Anders lets them do it.  He withdraws from her side, lets them finish tending to her.  He goes to fetch bandages.  The wound will still need to be dressed, the skin there is so fragile and new.

He pulls out the bandages from the cabinet and realizes that his hands still tremble.

 


 

That night she stays at the clinic.  Anders refuses to let the others take her back to Gamlen’s, insisting on a proper healing environment.  Hawke doesn’t argue, simply falls asleep.

There’s only a faint light from his lantern, casting a golden shadow on the curve of her cheek.  She’s beautiful, hair tangled against the pillow, blanket drawn up to her chin.  

Anders realizes, bleakly, how much he’s been lying to himself.

She’s your friend, he tells himself, but he knows he lingers too long on her smiles, watches her too closely just for friendship.  And the way he froze today —

Justice tells him to let her go.  Distraction, he hears.  It’s true.  So great a distraction he almost could not save her.

His hands ball into fists, his breaths coming short and fierce.  He mustn’t.  She deserves someone human, someone real.  He cannot be that man for her.  He needs to stop this.  Needs to stay her healer, nothing more.

But his chest aches, and he realizes he feels something more than hollow.  It hurts, but it feels good, feels right.  There can be no more objectivity, not with her.

He sits in the chair beside her, bows forward, rests his head in his hands.  He does not move.

Not until he hears her stirring, then he lifts his head to check on her.  She opens her eyes, reaches out a hand from beneath the blanket.

"Anders?" she asks.  "What’s happened?"

"You’re resting up.  You gave everyone quite a scare," he says, smiling at her despite himself.  He clasps her hand in both of his, meaning to tuck it back beneath the blanket.  But she grips his hands with surprising strength.

"Thank you, Anders," she whispers, and burrows back against the pillow.  But her hand is still enclosed in his, small and fine and warm.  She closes her eyes, and in a moment she is fast asleep.

Sometimes Anders is a healer, all thoughts and emotion set aside to do what needs doing.  Sometimes he does not remember who he is, soul choked in tainted blood and rising spirit.  But sometimes he is human, just a man beside a woman; and he holds her hand until the morning’s light, remembering what it is to feel.

Notes:

I will be honest… I did not intend to write a fic quite this personal about a Dragon Age apostate. I am a veterinarian in my day job. People say ‘I don’t know how you can handle seeing animals in pain.’ The answer, of course, is objectivity. You compartmentalize your sympathy and your empathy and you put them in little boxes apart from what you need to do. It’s usually not even conscious. It just happens. Once you’ve done it you can glove up and stitch up that animal, intubate it, euthanize it, keep it alive. And so you do what needs to be done.
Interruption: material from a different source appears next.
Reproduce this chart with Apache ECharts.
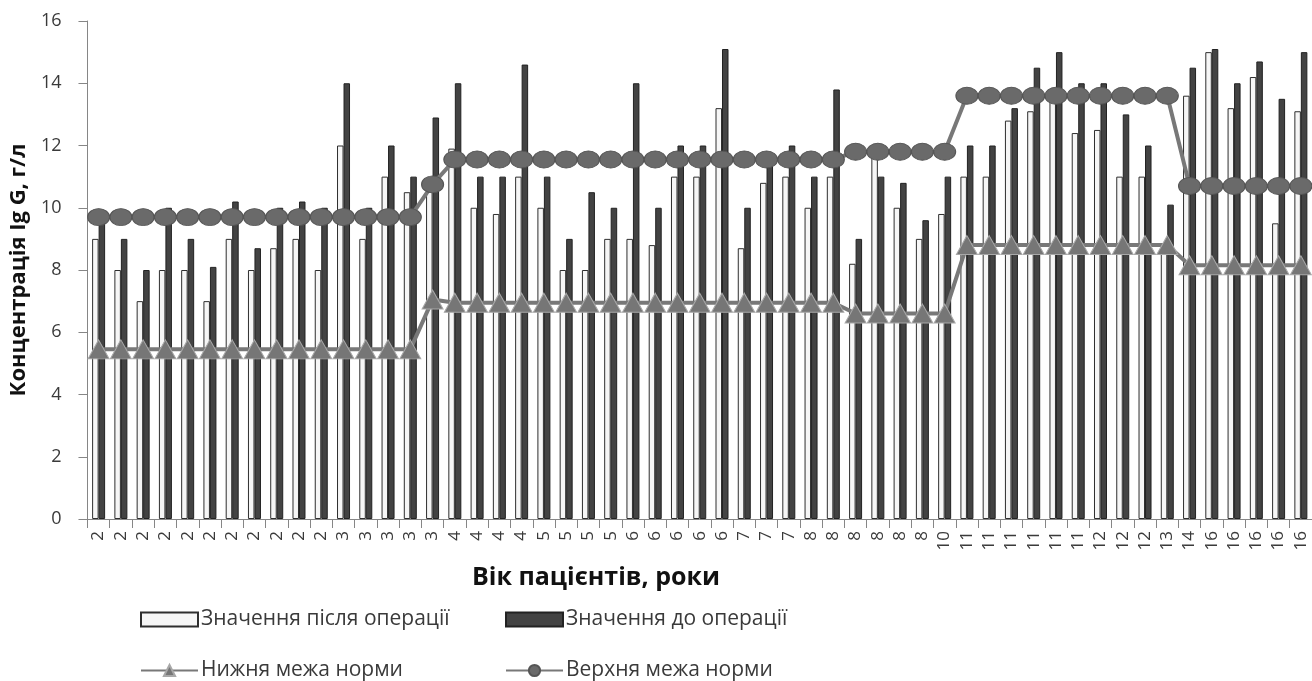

But this skill, which is necessary when you are faced with the crying pet owner, the dog gasping for breath, the old cat with the grievous wounds, can sometimes be a burden. You need to stay objective to stay smart, to stay in the moment. But if you get stuck there, if your compassion gets stuffed into those boxes, you enter this… emptiness. It has happened to me several times, thankfully for only brief periods. I know it’s happening when I stop crying or caring at things that should hurt — old pets I’ve known passing away, young animals dying before they get the chance to start, animals in pain. When I go home and those things just sit on me instead of me releasing them through tears or talking, then I know I flirt with compassion fatigue. You just feel numb and empty, like you’ve forgotten how to feel. Like you’re pithed.

I’ve also experienced the other end, being faced with Hawke, or in my case, my own cat Charlotte. She was dying, and I knew it, but I was paralyzed. I could not act. Could not think. I felt adrift, unable to handle being her doctor. I kept trying, but I really couldn’t do it, couldn’t put all the pieces of her medical picture together and act on them wisely. I think of that when Anders sees Hawke wounded.

I’m not an apostate and I don’t have a spirit possessing part of my soul, but I saw a lot of myself in Anders in this fic, for good or ill.